Kritische Stimmen von DGB, FDB und Unternehmerverband

Aus Sicht des Deutschen Gewerkschaftsbundes (DGB) ist die Einführung des Mobilitätspasses eine Notlösung, Bund und Länder wollten nicht genügend Geld in den ÖPNV stecken. "Der ÖPNV ist Teil der Daseinsvorsorge. Der klimafreundliche Ausbau von Bus und Bahn muss aus Steuermitteln finanziert werden", sagte Maren Diebel-Ebers, stellvertretende DGB-Vorsitzende in Baden-Württemberg. Wenn die Abgabe komme, dann sei die arbeitgeberfinanzierte Variante die gerechteste.
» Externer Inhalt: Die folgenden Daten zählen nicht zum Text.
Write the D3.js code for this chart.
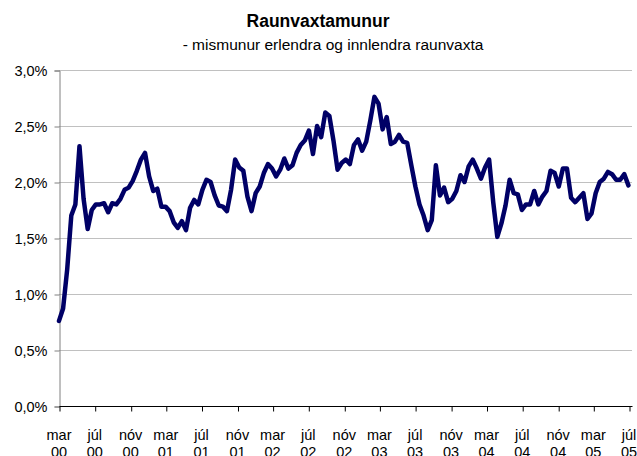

Das sieht die FDP komplett anders. Die Arbeitgeberabgabe sehe er äußerst kritisch, sagte Hans Dieter Scheerer, ÖPNV-Sprecher der FDP-Fraktion im Landtag. "Dieser zusätzliche Kostenblock schwächt die Wettbewerbsfähigkeit." Auch der Verband Unternehmer Baden-Württemberg sieht die Arbeitgeberabgabe kritisch. "Schließlich finanzieren die Betriebe über die Gewerbesteuer bereits einen Teil der Infrastruktur des öffentlichen Personennahverkehrs in den Kommunen", teilte der Verband mit.